I woke up this morning to see the fulminations of an entire industry focused on an Open Cloud Manifesto that wins, on face value at least, the oxymoron award of the year. It’s not open, it’s as much a manifesto as this blog post is a ham sandwich, and its impact on the future of cloud computing will, in my mind, be absolutely minimal.
With 20-plus years of covering so-called standards and so-called open movements under my belt, let me just state it as simply as possible: there will never be an “open cloud” that can provide that elusive “fire your vendor” or “switch to on-premise” capability that open proponents all dream of. Ain’t gonna happen. Our industry simply cannot, and will not, organize itself in a way that is as mutually altruistic as “open” seems to imply. What will emerge is multiple APIs, multiple standards, and a crowded field of providers that will be maneuvering to be better, cheaper, and more hegemonistic, all at the same time.
And that will be a beautiful thing. Until the market definition and discussion becomes mature, whereupon a brutal de facto standards war will emerge, allowing users to clean up in a highly competitive market with lots of vendors vying for the right to be the low-cost, high-value commodity provider.
We are way too early to the cloud game to start defining these standards, and to have manifestos that declare in absolute terms (which are then retracted in time for the conclusion) how the market needs to organize itself. What is needed well before we argue about the details is some hard thinking — and real functionality — that moves the market forward towards what cloud computing is really supposed to be. There’s lot of theories, and some practitioners in the market are showing us their first baby steps. But the real long term value — business value to users, not business value of vendors — is still to be defined in ways that justify the kind of statements that the Open Cloud Manifesto is claiming to make on behalf of the industry.
I say this fully cognizant of all the first generation cloud — aka SaaS, aka on-demand — products and services that are in the market today. Many of them are useful, many of them provide value, and very very few of them have begun to unleash the real value of the cloud. Which is NOT, to be as emphatic as possible, about merely running on-premise software and business processes in a cloud. The real value of the cloud — as I have fulminated before — is about doing things in a SaaS-model that cannot be done for love nor money in an on-premise model. The fact that too many of the signatories of the Open Cloud Manifesto have yet to demonstrate in a practical way their understanding of this fundamental principal convinces me that we have a lot of thinking and doing to do before we can start manifestoing, much less talking about open clouds.
This is truly a case of getting so far out in front of a nascent market that it starts looking a little silly. Can we please organize our efforts around defining value for customers, instead of moving quickly to create a vendor war over a market that still needs a lot more careful thinking and definition?
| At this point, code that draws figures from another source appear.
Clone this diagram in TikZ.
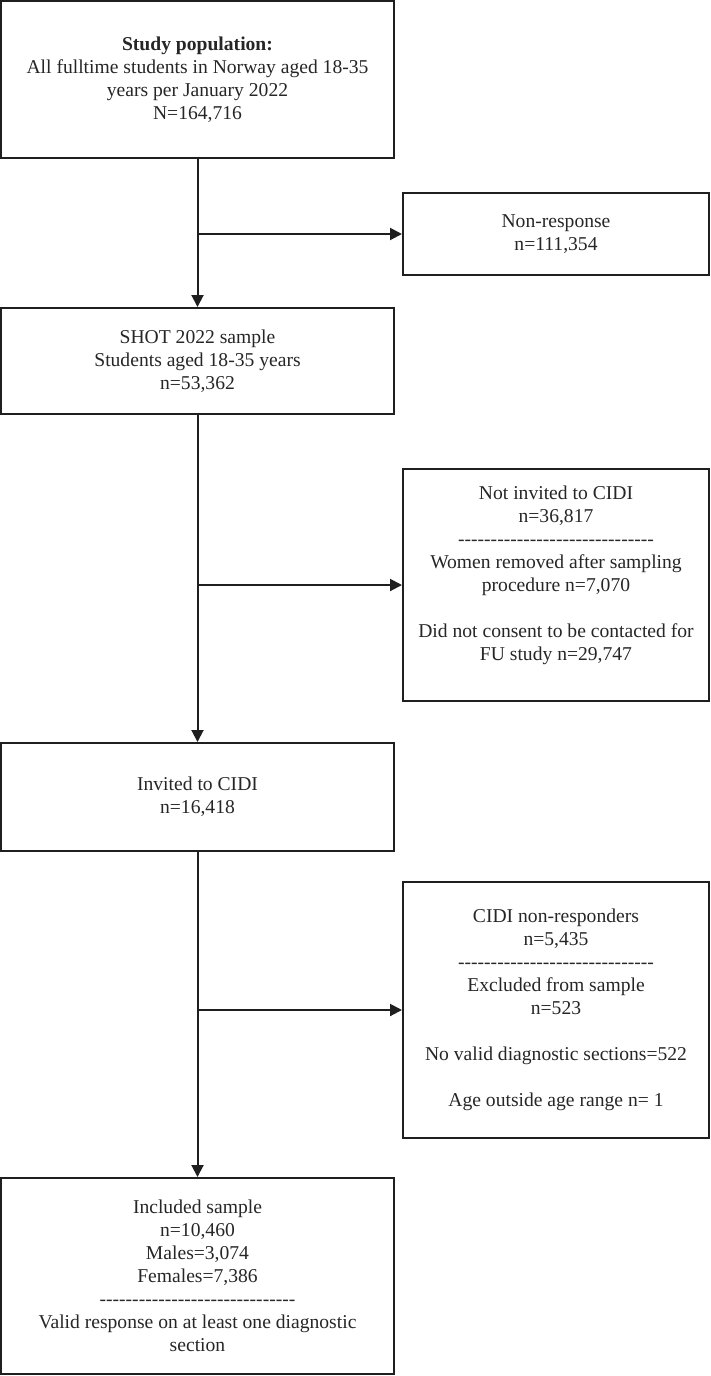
\documentclass[tikz,border=0pt]{standalone}
\usepackage{fontspec}
\setmainfont{Liberation Serif}
\usetikzlibrary{arrows.meta}
\newcommand{\dashrow}{-{}-{}-{}-{}-{}-{}-{}-{}-{}-{}-{}-{}-{}-{}-{}-{}-{}-{}-{}-{}-{}-{}-{}-{}-{}-{}-{}-{}-{}-{}}
\tikzset{
  flowbox/.style={draw=black!88, line width=2pt, rectangle, align=center, inner sep=0pt,
    font=\fontsize{19.6}{23}\selectfont, text=black!85},
  leftbox/.style={flowbox, minimum width=393pt},
  rightbox/.style={flowbox, minimum width=306pt},
  flowarrow/.style={draw=black!88, line width=2pt, -{Triangle[length=12pt,width=12pt]}},
}
\begin{document}
\begin{tikzpicture}[x=1pt,y=-1pt]
\useasboundingbox (0,0) rectangle (710,1376);
\node[leftbox, minimum height=157pt] (pop) at (197.5,79.5)
  {\textbf{Study population:}\\All fulltime students in Norway aged 18-35\\years per January 2022\\N=164,716};
\node[rightbox, minimum height=82pt] (nonresp) at (556,234)
  {Non-response\\n=111,354};
\node[leftbox, minimum height=106pt] (shot) at (197.5,361)
  {SHOT 2022 sample\\Students aged 18-35 years\\n=53,362};
\node[rightbox, minimum height=232pt] (notinv) at (556,585)
  {Not invited to CIDI\\n=36,817\\\dashrow\\Women removed after sampling\\procedure n=7,070\\[23pt]Did not consent to be contacted for\\FU study n=29,747\\\mbox{}};
\node[leftbox, minimum height=108pt] (inv) at (197.5,797)
  {Invited to CIDI\\n=16,418};
\node[rightbox, minimum height=256pt] (cidinr) at (556,1010)
  {CIDI non-responders\\n=5,435\\\dashrow\\Excluded from sample\\n=523\\[23pt]No valid diagnostic sections=522\\[23pt]Age outside age range n= 1};
\node[leftbox, minimum height=196pt] (incl) at (197.5,1276)
  {Included sample\\n=10,460\\Males=3,074\\Females=7,386\\\dashrow\\Valid response on at least one diagnostic\\section};

\draw[flowarrow] (pop.south) -- (shot.north);
\draw[flowarrow] (pop.south |- nonresp.west) -- (nonresp.west);
\draw[flowarrow] (shot.south) -- (inv.north);
\draw[flowarrow] (shot.south |- notinv.west) -- (notinv.west);
\draw[flowarrow] (inv.south) -- (incl.north);
\draw[flowarrow] (inv.south |- cidinr.west) -- (cidinr.west);
\end{tikzpicture}
\end{document}
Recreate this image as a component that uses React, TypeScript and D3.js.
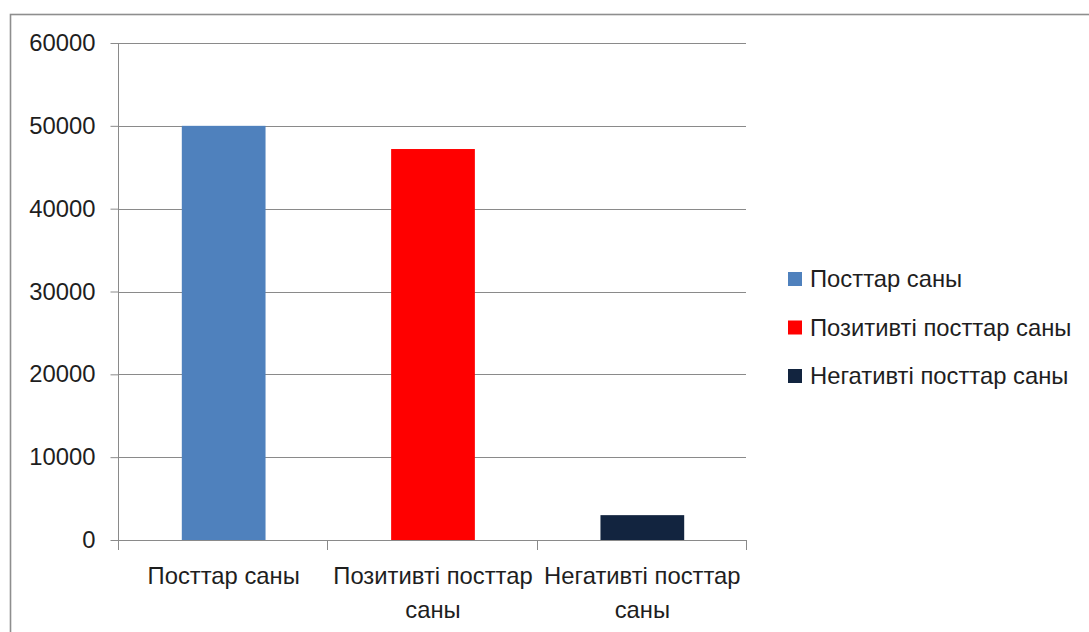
import React, { useEffect, useRef } from "react";
import * as d3 from "d3";

const categories = ["Посттар саны", "Позитивті посттар саны", "Негативті посттар саны"];
const values = [50000, 47200, 3000];
const colors = ["#4F81BD", "#FF0000", "#12243F"];
const yTicks = [0, 10000, 20000, 30000, 40000, 50000, 60000];

const W = 1089;
const H = 632;
const FONT = "'Liberation Sans', Arial, sans-serif";
const FS = 23.8;

export default function App() {
  const ref = useRef<SVGSVGElement>(null);

  useEffect(() => {
    const svg = d3.select(ref.current);
    svg.selectAll("*").remove();

    const plot = { left: 118, right: 746, top: 43, bottom: 540 };

    const x = d3.scaleBand<string>().domain(categories).range([plot.left, plot.right]).paddingInner(0.6).paddingOuter(0.3);
    const bandStep = (plot.right - plot.left) / categories.length;
    const y = d3.scaleLinear().domain([0, 60000]).range([plot.bottom, plot.top]);

    // outer chart frame
    svg.append("rect")
      .attr("x", 10.5).attr("y", 14.5).attr("width", W + 40).attr("height", H + 40)
      .attr("fill", "#fff").attr("stroke", "#8e8e8e").attr("stroke-width", 1.6);

    // horizontal gridlines
    svg.append("g").selectAll("line").data(yTicks.filter((t) => t > 0)).join("line")
      .attr("x1", plot.left).attr("x2", plot.right)
      .attr("y1", (d) => Math.round(y(d)) + 0.5).attr("y2", (d) => Math.round(y(d)) + 0.5)
      .attr("stroke", "#8a8a8a").attr("stroke-width", 1);

    // bars
    svg.append("g").selectAll("rect").data(categories).join("rect")
      .attr("x", (d) => x(d)! + 1)
      .attr("width", x.bandwidth())
      .attr("y", (_, i) => y(values[i]))
      .attr("height", (_, i) => y(0) - y(values[i]))
      .attr("fill", (_, i) => colors[i]);

    // y axis
    const yAxis = svg.append("g").attr("transform", `translate(${plot.left + 0.5},0)`)
      .call(d3.axisLeft(y).tickValues(yTicks).tickSize(8).tickPadding(15).tickFormat(d3.format("d")));
    yAxis.select(".domain").attr("stroke", "#8a8a8a").attr("d", `M0,${plot.top}V${plot.bottom}`);
    yAxis.selectAll(".tick line").attr("stroke", "#8a8a8a");
    yAxis.selectAll(".tick text").attr("font-family", FONT).attr("font-size", FS).attr("fill", "#1e1e1e");

    // x axis baseline and category separators
    const xg = svg.append("g");
    xg.append("line").attr("x1", plot.left).attr("x2", plot.right)
      .attr("y1", plot.bottom + 0.5).attr("y2", plot.bottom + 0.5).attr("stroke", "#8a8a8a");
    const sepPositions = d3.range(categories.length + 1).map((i) => plot.left + i * bandStep);
    xg.selectAll("line.sep").data(sepPositions).join("line").attr("class", "sep")
      .attr("x1", (d) => Math.round(d) + 0.5).attr("x2", (d) => Math.round(d) + 0.5)
      .attr("y1", plot.bottom).attr("y2", plot.bottom + 10).attr("stroke", "#8a8a8a");

    // category labels, wrapped to the band width
    categories.forEach((cat) => {
      const cx = x(cat)! + x.bandwidth() / 2 + 1;
      const text = xg.append("text").attr("x", cx).attr("y", 584)
        .attr("text-anchor", "middle").attr("font-family", FONT).attr("font-size", FS).attr("fill", "#1e1e1e");
      const words = cat.split(" ");
      let line: string[] = [];
      let lineNo = 0;
      let tspan = text.append("tspan").attr("x", cx).attr("y", 584);
      words.forEach((w) => {
        line.push(w);
        tspan.text(line.join(" "));
        if ((tspan.node() as SVGTSpanElement).getComputedTextLength() > bandStep + 4 && line.length > 1) {
          line.pop();
          tspan.text(line.join(" "));
          line = [w];
          lineNo += 1;
          tspan = text.append("tspan").attr("x", cx).attr("y", 584 + lineNo * 34).text(w);
        }
      });
    });

    // legend
    const legend = svg.append("g");
    categories.forEach((cat, i) => {
      const cy = 279 + i * 48.5;
      legend.append("rect").attr("x", 788).attr("y", cy - 7).attr("width", 14).attr("height", 14).attr("fill", colors[i]);
      legend.append("text").attr("x", 810).attr("y", cy).attr("dy", "0.35em")
        .attr("font-family", FONT).attr("font-size", FS).attr("fill", "#1e1e1e").text(cat);
    });
  }, []);

  return (
    <div style={{ position: "absolute", left: 0, top: 0, width: W, height: H, overflow: "hidden", background: "#fff" }}>
      <svg ref={ref} width={W} height={H} />
    </div>
  );
}
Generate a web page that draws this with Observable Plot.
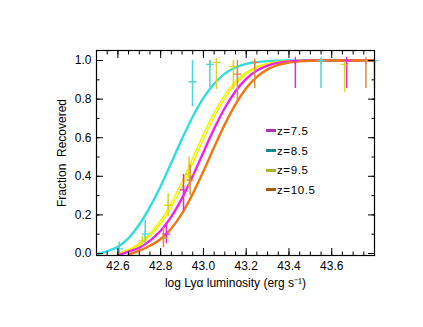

Didn’t we learn anything from the SOA market’s resounding thud?
“Didn’t we learn anything from the SOA market’s resounding thud?” – I think the answer that is self evident: apparently not.
Very elegantly put, Josh. We are currently at the stage (re cloud) of analysts writing to analysts. The sanity check is that, in competitive environments, dogma doesn’t matter and no vendor is going to follow a manifesto of any kind, ever.